サキさんって、岡田さんがドライブした家族の娘だよなぁ。毒島が少しは情けをかけてくれているといいな。
溝口さんの「飛んでも8分、歩けば10分、メールは一瞬。だとしても、飛べるなら飛ぶべきだ。」(飛んでも8分)のセリフが心に残った。急がば回れ。経験が大事って事かなと解釈。
あと、「作業は一つずつ、こなしていけばいいんだよ。全部いっぺんにやろうとするから、失敗する」(検問)っていうのも焦りやすい私には心に残った。
CDのパッケージとかレジ袋が開けられなくて、一生このままなんじゃないかと不安になる太田の気持ちもなんとなくわかる。小さなことが解決できなくて、一生このままなんじゃないかって想像すると取り残されたような気持ちになる。でも、そんな事は有り得ないから、取り残された自分を想像して、俯瞰するとちょっと面白い。

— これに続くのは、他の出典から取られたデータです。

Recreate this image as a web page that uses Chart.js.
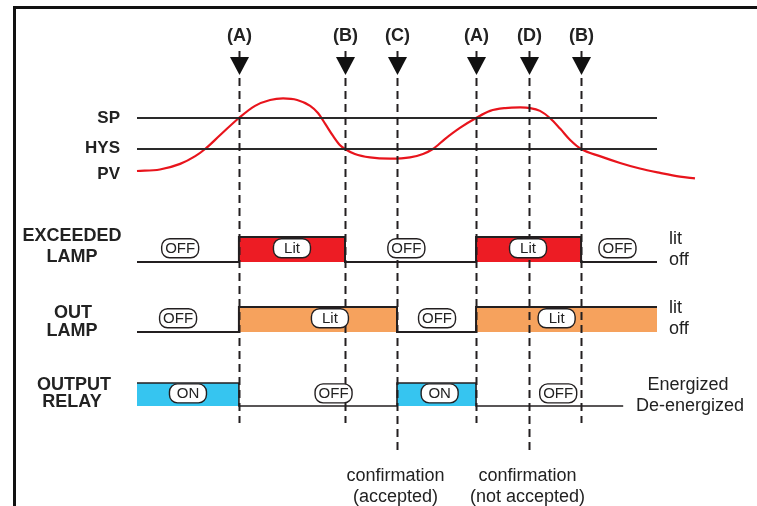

そういうどうでも良い描写が程よく散りばめられていて、読者を飽きさせないのも伊坂さんの本の良いところだなと思う。
伏線の回収も美しい。
また伊坂さん読もう。 -
シリアスな伊坂さんより、面白おかしい伊坂さんが好きだー。
Instagramの読書倶楽部タグでだったかな、どなたかが言っていた「愛すべき悪人」というのがとってもしっくりきます。
セリフひとつとっても、どこか現実味がないのに「確かに…」と思わせてくれるファンタジー感とわくわくがたまらない。
誰も傷つけずに問題を解決する方法について書かれていた気がしていて、それってなんだかとても素敵で私も日常生活で真似したくなっちゃう。 -
伊坂さんの本をはじめて読んだが非常におもしろくスピード感もありスラスラと読めた。